Compared to The Matrix: Resurrections, an admirable but flawed experiment, Scream 5 is more fun and coherent, if not more intelligent. These movies have so much more to say about the pleasures and tortures of popular cinema, particularly in the opening scenes and anything including “the expert” (formerly played by Jamie Kennedy, here played by Jasmin Savoy Brown). They’re the ones who lay out the rules of the genre and the movie they’re in and we’re watching. More than half of the dialogue in this movie is characters talking about the movie they’re in, but again, it’s never tongue in cheek, because what distinguishes Scream from pure parody like Scary Movie is its commitment to commentary without ever breaking face.

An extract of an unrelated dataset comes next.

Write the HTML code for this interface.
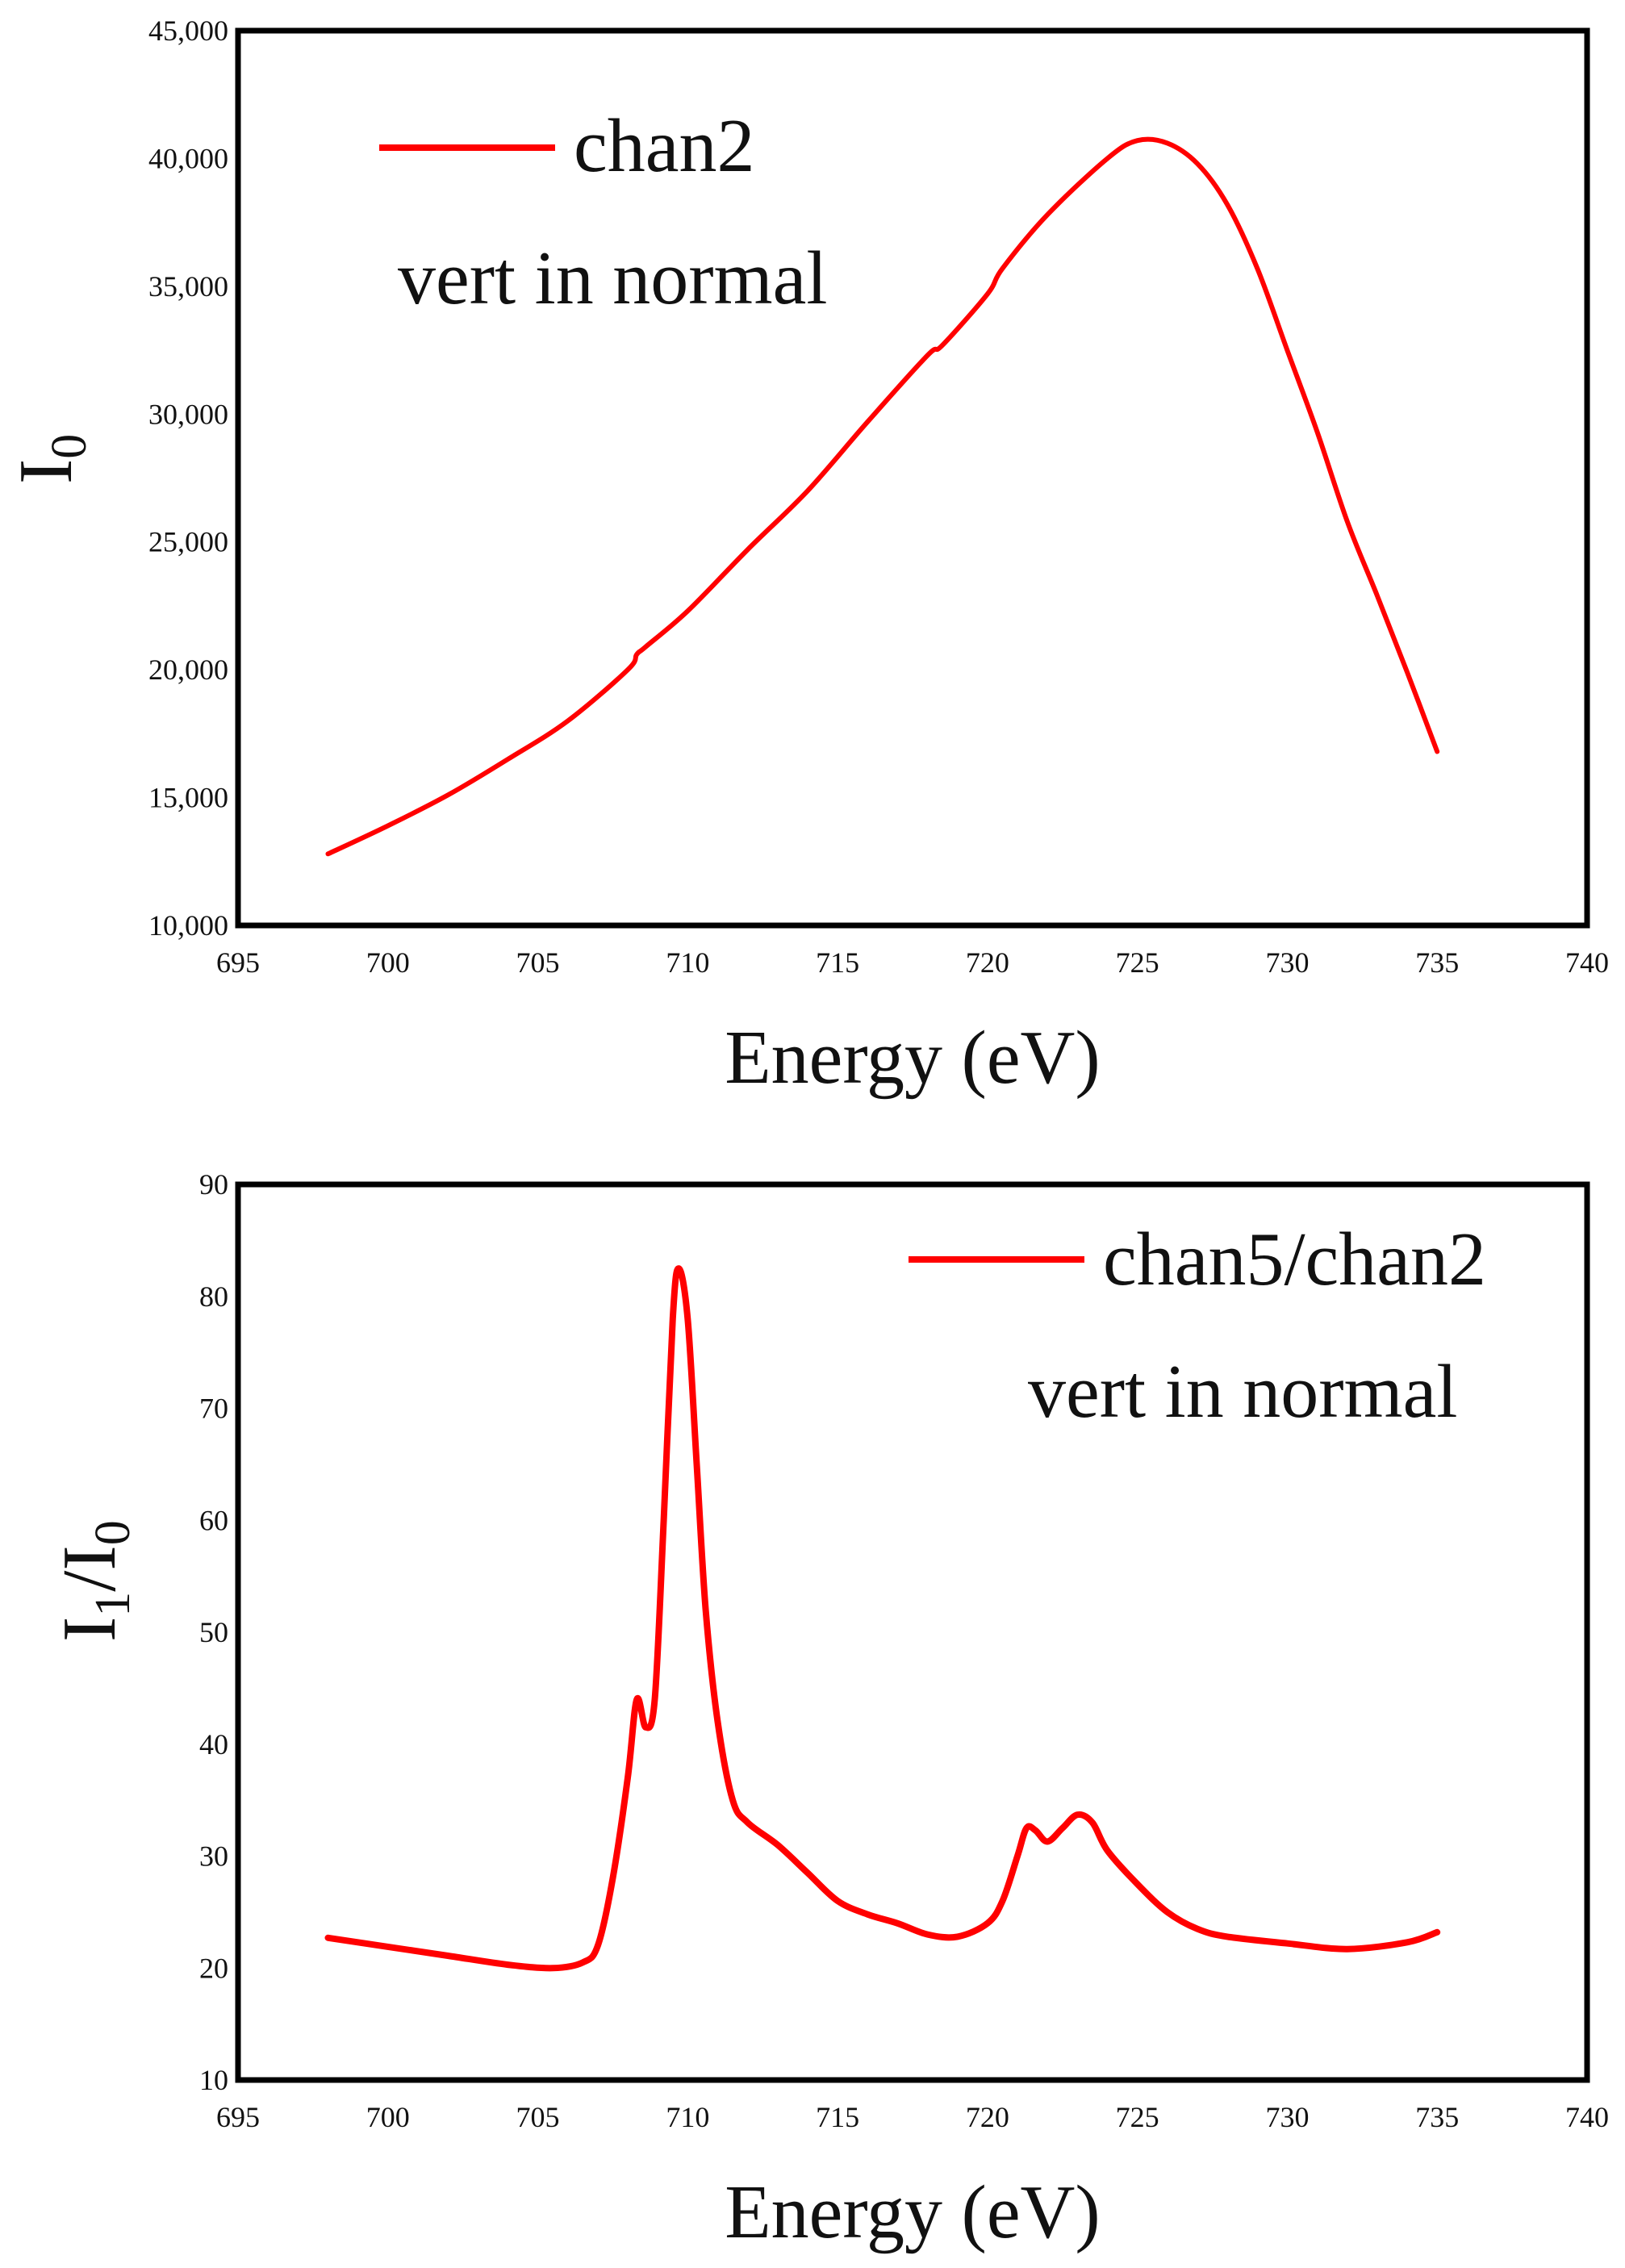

Every movie should be two sides of a good argument. It should offer itself and its response, or at least the suggestion. When you have a movie talking to itself and other movies, amazing things happen, because the audience gets something and feels something that they rarely do. Mikey Madison plays Amber, who ends up being one of the killers, and if you remember, she played Susan Atkins in Once Upon a Time in Hollywood. She took a can of dog food to the face, a mad dog attacking her, running through a sliding glass door, and finally a finisher with Rick Dalton’s flamethrower. Well, here she gets to shoot a gun again and actually kill someone! But, she also gets set on fire again—this time, with the help of hand sanitizer.

As Sam says early on, “Every 10 years or so some nut decides to do it all over again—the last time it happened was in 2011.” Thankfully, there’s a new Scream movie coming out next March, and God help me if it’s called Scream 2. The title of the movie is made fun of in a quick joke, but it’s not enough. Come up with something like Halloween Kills or, I don’t know, Screaming? Scream Louder? Scream for Me? 5cream? This is gold I’m giving away!

I assumed Scream 5 was a dud when it came and went in February without any real attention, particularly compared to other legacy franchises and series released recently, but it continues the series unbroken quality streak, and if anything separates the Scream from other horror franchises, it’s how consistent they are. I like my Scream—regular.